Between Sex and Death – Unearthing Australia’s Charismatic Mycota
The smell of Tuber melanosporum, the prized Périgord truffle is somewhere ‘between sex and death’, according to one Australian forager. This fungus vies with Iranian caviar as one of the most expensive foods in the world. Australia’s costly culinary predilections have driven a significant European truffle-growing industry since the 1990s.
Originating from Europe, Périgord truffles prefer symbiotic partners that don’t naturally occur in Australia. The major environmental ‘modifications’ necessary to keep these fungi happy in unsympathetic conditions have sparked a renewal of the changes wrought by early nineteenth century pastoralism. In an age of permaculture and other gentle agricultural approaches that work in sympathy with the environment, the desire to grow these expensive gourmet flourishes trumps ecological sense.

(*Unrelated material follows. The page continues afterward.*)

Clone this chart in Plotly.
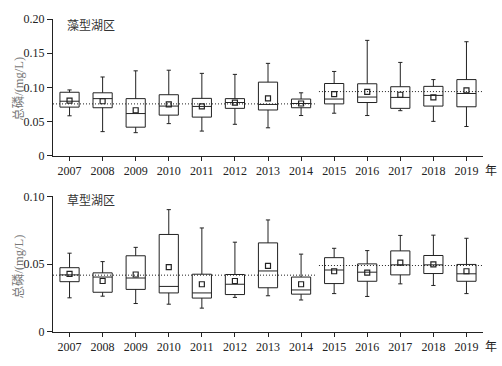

Less well known is that Australia already has a vast number of native truffles. Almost every eucalypt lives in association with native truffles. Aboriginal Australians along with wallabies, potaroos, bettongs and their kin attest to their nutritional value. Australia potentially has the most megadiverse mycota in the world (with an order of magnitude more truffle species than Europe) yet biodiversity conservation seldom considers fungi. Fungi are more often listed under the EPBC Act as an environmental threat than as organisms worthy of conservation. This seminar explores the irony that, in a land where wild nature is highly valued, in the case of fungi, the local organisms are absent from biodiversity protocols, while their imported counterparts are the subject of expensive programs for growth. As debates intensify about the dangers of species translocation, it might be time to look a little closer at what’s growing beneath the backyard gum tree.